Granted that every business faces competitive pressure and rising costs, and does daily battle with the worm that eats the bottom line. Few businesses succumb to the temptation to pay better than minimum wage to supply-chain workers on the other side of the planet. Most businesses still resist paying the true cost for nature’s “services” while they can still be bootlegged—and depleted— for free.

But businesses also face countervailing pressures: not to do good, necessarily, but to do less harm. Universities and other institutions regularly divest their endowments from companies known to violate human-rights laws. Neighborhoods organize to prevent a new big-box mall from breaking ground. College students, including many business students, don’t want to work for companies they regard as immoral—or amoral or deceptive. Consumers under 45, who have never known a year without an Earth Day, decline to buy from companies that clear-cut rainforests. NGOs call on tens of thousands of members to pressure businesses to alter their practices on any number of issues. Standards organizations, foundations, and even some of the largest corporations in the world now call for the adoption of Triple Bottom Line bookkeeping that requires businesses to at least account for harm done to the Commons.

Fifteen years ago almost no corporation issued a social-responsibility report; now 90 percent of the top 300 do, to standards that demonstrate year-to-year whether environmental and social performance has advanced, declined or stood still. This increased transparency, in our view, raises business IQ because in the clearer light and fresher air companies are compelled to not only examine their practices but improve them.

The strongest countervailing forces at work are not social but natural.
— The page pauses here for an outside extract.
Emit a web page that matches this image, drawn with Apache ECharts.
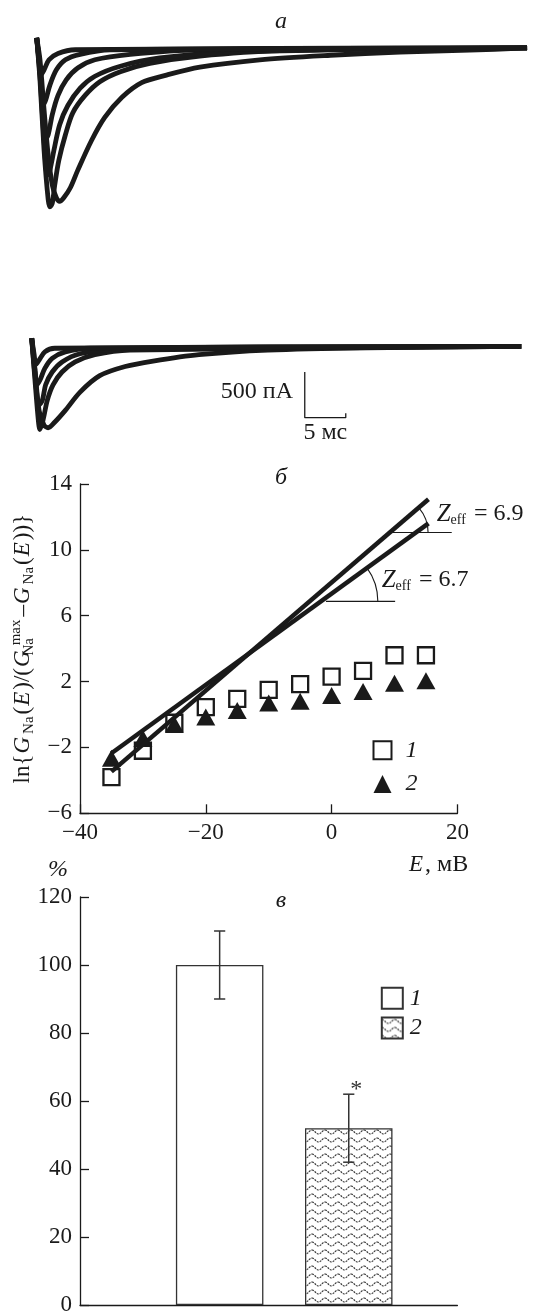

Coca-Cola, one of the world’s largest industrial consumers of water, has teamed with The Nature Conservancy to ensure a future, potable supply. Lockheed Martin worries where it will get the 36 miles of copper wire that must go into each F16. Every big company has become aware of the constraints nature will impose in a world forty years from now with two billion more people and potentially billions more engaged in our high-consumption economy. Everyone knows that resources, as they grow scarcer, will become more expensive. Waste will become prohibitive. This impels companies that have no special predilection toward doing good, to get good, and fast—and work together with peers to do so.

Patagonia is a member of the Sustainable Apparel Coalition, a group of companies responsible for a third of the planet’s apparel and footwear business, in an effort to rank products according to their social and environmental performance—and to build those rankings into member company’s planning systems. This leveling of the playing field is a good strategy for each, and advances all a step toward sustainability. For no good reason, other than the dawning recognition that, all else failed, it’s time to do the right thing.